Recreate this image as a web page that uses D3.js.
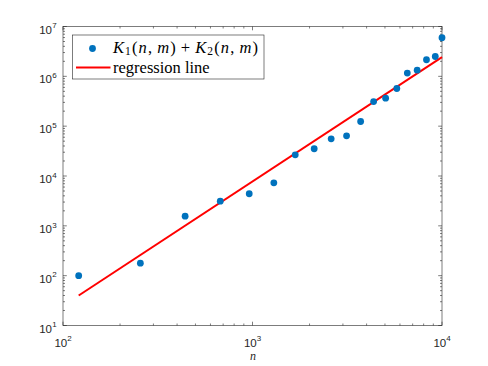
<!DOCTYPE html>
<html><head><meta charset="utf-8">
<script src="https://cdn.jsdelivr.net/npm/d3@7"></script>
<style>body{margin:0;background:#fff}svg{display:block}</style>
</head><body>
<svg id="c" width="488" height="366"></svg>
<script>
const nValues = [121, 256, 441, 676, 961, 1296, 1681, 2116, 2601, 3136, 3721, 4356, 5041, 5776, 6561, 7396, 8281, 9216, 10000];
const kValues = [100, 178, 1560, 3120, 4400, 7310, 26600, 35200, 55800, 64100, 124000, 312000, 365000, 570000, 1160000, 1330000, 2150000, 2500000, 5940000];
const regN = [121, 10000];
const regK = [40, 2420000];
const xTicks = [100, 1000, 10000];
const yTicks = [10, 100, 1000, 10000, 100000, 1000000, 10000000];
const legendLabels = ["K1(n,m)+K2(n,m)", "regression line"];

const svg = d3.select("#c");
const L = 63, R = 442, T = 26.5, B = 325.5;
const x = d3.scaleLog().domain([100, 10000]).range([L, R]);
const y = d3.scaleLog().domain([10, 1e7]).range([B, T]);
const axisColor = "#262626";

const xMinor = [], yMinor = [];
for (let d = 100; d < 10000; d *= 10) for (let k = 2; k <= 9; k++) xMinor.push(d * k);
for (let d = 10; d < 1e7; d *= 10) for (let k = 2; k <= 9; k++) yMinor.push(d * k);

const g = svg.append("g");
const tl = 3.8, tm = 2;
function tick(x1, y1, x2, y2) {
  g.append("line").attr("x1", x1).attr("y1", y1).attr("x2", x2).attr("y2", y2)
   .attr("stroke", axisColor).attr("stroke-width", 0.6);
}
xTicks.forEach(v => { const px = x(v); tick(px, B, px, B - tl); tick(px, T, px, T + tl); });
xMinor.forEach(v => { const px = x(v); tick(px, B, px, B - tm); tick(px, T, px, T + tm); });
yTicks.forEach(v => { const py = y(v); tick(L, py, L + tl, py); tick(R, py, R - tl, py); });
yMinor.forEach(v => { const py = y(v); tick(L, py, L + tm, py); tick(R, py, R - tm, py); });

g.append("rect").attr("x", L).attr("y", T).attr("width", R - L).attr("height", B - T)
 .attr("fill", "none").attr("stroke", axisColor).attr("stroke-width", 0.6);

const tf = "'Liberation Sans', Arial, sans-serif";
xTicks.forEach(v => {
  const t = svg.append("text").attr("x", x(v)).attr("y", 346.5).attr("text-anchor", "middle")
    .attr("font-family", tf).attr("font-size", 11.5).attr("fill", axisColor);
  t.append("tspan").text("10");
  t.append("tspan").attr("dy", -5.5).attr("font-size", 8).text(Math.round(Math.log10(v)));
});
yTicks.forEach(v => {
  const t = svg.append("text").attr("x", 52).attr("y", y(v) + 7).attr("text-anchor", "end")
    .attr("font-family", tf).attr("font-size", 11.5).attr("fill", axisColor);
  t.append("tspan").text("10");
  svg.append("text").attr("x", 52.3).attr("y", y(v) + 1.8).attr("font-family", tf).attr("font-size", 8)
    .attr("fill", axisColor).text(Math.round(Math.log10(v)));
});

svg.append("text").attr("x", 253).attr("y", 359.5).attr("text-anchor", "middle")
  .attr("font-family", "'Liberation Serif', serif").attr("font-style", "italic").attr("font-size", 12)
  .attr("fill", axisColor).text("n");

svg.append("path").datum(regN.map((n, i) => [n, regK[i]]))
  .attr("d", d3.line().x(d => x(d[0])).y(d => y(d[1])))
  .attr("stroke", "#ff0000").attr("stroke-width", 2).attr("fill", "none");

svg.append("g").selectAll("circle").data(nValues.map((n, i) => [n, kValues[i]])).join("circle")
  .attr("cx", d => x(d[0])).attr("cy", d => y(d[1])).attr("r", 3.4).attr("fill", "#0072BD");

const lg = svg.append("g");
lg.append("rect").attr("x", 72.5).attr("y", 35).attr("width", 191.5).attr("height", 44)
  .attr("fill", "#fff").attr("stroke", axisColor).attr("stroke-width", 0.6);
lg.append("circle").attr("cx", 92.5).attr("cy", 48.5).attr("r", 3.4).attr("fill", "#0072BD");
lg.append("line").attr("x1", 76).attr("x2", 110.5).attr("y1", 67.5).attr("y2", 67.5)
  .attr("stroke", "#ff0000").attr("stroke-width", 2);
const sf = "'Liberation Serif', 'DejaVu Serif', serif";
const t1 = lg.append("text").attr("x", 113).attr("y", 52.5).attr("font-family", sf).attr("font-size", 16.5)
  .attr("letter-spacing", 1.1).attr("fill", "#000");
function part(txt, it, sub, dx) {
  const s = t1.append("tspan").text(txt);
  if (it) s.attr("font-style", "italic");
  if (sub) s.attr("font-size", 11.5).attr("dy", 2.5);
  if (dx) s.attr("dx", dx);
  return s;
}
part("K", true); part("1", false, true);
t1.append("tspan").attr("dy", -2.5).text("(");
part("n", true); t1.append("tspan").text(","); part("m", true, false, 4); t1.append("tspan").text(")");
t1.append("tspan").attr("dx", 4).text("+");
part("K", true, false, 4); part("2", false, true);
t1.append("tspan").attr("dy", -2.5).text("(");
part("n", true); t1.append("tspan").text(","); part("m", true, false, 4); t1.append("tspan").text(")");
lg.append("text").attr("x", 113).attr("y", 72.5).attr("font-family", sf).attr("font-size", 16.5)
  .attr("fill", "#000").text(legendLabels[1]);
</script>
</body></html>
__________
§ Directions for this task:
The data should be printed again unchanged; leave its pictures out.

§ Exercise solution:
Recreate this image as a web page that uses D3.js.
<!DOCTYPE html>
<html><head><meta charset="utf-8">
<script src="https://cdn.jsdelivr.net/npm/d3@7"></script>
<style>body{margin:0;background:#fff}svg{display:block}</style>
</head><body>
<svg id="c" width="488" height="366"></svg>
<script>
const nValues = [121, 256, 441, 676, 961, 1296, 1681, 2116, 2601, 3136, 3721, 4356, 5041, 5776, 6561, 7396, 8281, 9216, 10000];
const kValues = [100, 178, 1560, 3120, 4400, 7310, 26600, 35200, 55800, 64100, 124000, 312000, 365000, 570000, 1160000, 1330000, 2150000, 2500000, 5940000];
const regN = [121, 10000];
const regK = [40, 2420000];
const xTicks = [100, 1000, 10000];
const yTicks = [10, 100, 1000, 10000, 100000, 1000000, 10000000];
const legendLabels = ["K1(n,m)+K2(n,m)", "regression line"];

const svg = d3.select("#c");
const L = 63, R = 442, T = 26.5, B = 325.5;
const x = d3.scaleLog().domain([100, 10000]).range([L, R]);
const y = d3.scaleLog().domain([10, 1e7]).range([B, T]);
const axisColor = "#262626";

const xMinor = [], yMinor = [];
for (let d = 100; d < 10000; d *= 10) for (let k = 2; k <= 9; k++) xMinor.push(d * k);
for (let d = 10; d < 1e7; d *= 10) for (let k = 2; k <= 9; k++) yMinor.push(d * k);

const g = svg.append("g");
const tl = 3.8, tm = 2;
function tick(x1, y1, x2, y2) {
  g.append("line").attr("x1", x1).attr("y1", y1).attr("x2", x2).attr("y2", y2)
   .attr("stroke", axisColor).attr("stroke-width", 0.6);
}
xTicks.forEach(v => { const px = x(v); tick(px, B, px, B - tl); tick(px, T, px, T + tl); });
xMinor.forEach(v => { const px = x(v); tick(px, B, px, B - tm); tick(px, T, px, T + tm); });
yTicks.forEach(v => { const py = y(v); tick(L, py, L + tl, py); tick(R, py, R - tl, py); });
yMinor.forEach(v => { const py = y(v); tick(L, py, L + tm, py); tick(R, py, R - tm, py); });

g.append("rect").attr("x", L).attr("y", T).attr("width", R - L).attr("height", B - T)
 .attr("fill", "none").attr("stroke", axisColor).attr("stroke-width", 0.6);

const tf = "'Liberation Sans', Arial, sans-serif";
xTicks.forEach(v => {
  const t = svg.append("text").attr("x", x(v)).attr("y", 346.5).attr("text-anchor", "middle")
    .attr("font-family", tf).attr("font-size", 11.5).attr("fill", axisColor);
  t.append("tspan").text("10");
  t.append("tspan").attr("dy", -5.5).attr("font-size", 8).text(Math.round(Math.log10(v)));
});
yTicks.forEach(v => {
  const t = svg.append("text").attr("x", 52).attr("y", y(v) + 7).attr("text-anchor", "end")
    .attr("font-family", tf).attr("font-size", 11.5).attr("fill", axisColor);
  t.append("tspan").text("10");
  svg.append("text").attr("x", 52.3).attr("y", y(v) + 1.8).attr("font-family", tf).attr("font-size", 8)
    .attr("fill", axisColor).text(Math.round(Math.log10(v)));
});

svg.append("text").attr("x", 253).attr("y", 359.5).attr("text-anchor", "middle")
  .attr("font-family", "'Liberation Serif', serif").attr("font-style", "italic").attr("font-size", 12)
  .attr("fill", axisColor).text("n");

svg.append("path").datum(regN.map((n, i) => [n, regK[i]]))
  .attr("d", d3.line().x(d => x(d[0])).y(d => y(d[1])))
  .attr("stroke", "#ff0000").attr("stroke-width", 2).attr("fill", "none");

svg.append("g").selectAll("circle").data(nValues.map((n, i) => [n, kValues[i]])).join("circle")
  .attr("cx", d => x(d[0])).attr("cy", d => y(d[1])).attr("r", 3.4).attr("fill", "#0072BD");

const lg = svg.append("g");
lg.append("rect").attr("x", 72.5).attr("y", 35).attr("width", 191.5).attr("height", 44)
  .attr("fill", "#fff").attr("stroke", axisColor).attr("stroke-width", 0.6);
lg.append("circle").attr("cx", 92.5).attr("cy", 48.5).attr("r", 3.4).attr("fill", "#0072BD");
lg.append("line").attr("x1", 76).attr("x2", 110.5).attr("y1", 67.5).attr("y2", 67.5)
  .attr("stroke", "#ff0000").attr("stroke-width", 2);
const sf = "'Liberation Serif', 'DejaVu Serif', serif";
const t1 = lg.append("text").attr("x", 113).attr("y", 52.5).attr("font-family", sf).attr("font-size", 16.5)
  .attr("letter-spacing", 1.1).attr("fill", "#000");
function part(txt, it, sub, dx) {
  const s = t1.append("tspan").text(txt);
  if (it) s.attr("font-style", "italic");
  if (sub) s.attr("font-size", 11.5).attr("dy", 2.5);
  if (dx) s.attr("dx", dx);
  return s;
}
part("K", true); part("1", false, true);
t1.append("tspan").attr("dy", -2.5).text("(");
part("n", true); t1.append("tspan").text(","); part("m", true, false, 4); t1.append("tspan").text(")");
t1.append("tspan").attr("dx", 4).text("+");
part("K", true, false, 4); part("2", false, true);
t1.append("tspan").attr("dy", -2.5).text("(");
part("n", true); t1.append("tspan").text(","); part("m", true, false, 4); t1.append("tspan").text(")");
lg.append("text").attr("x", 113).attr("y", 72.5).attr("font-family", sf).attr("font-size", 16.5)
  .attr("fill", "#000").text(legendLabels[1]);
</script>
</body></html>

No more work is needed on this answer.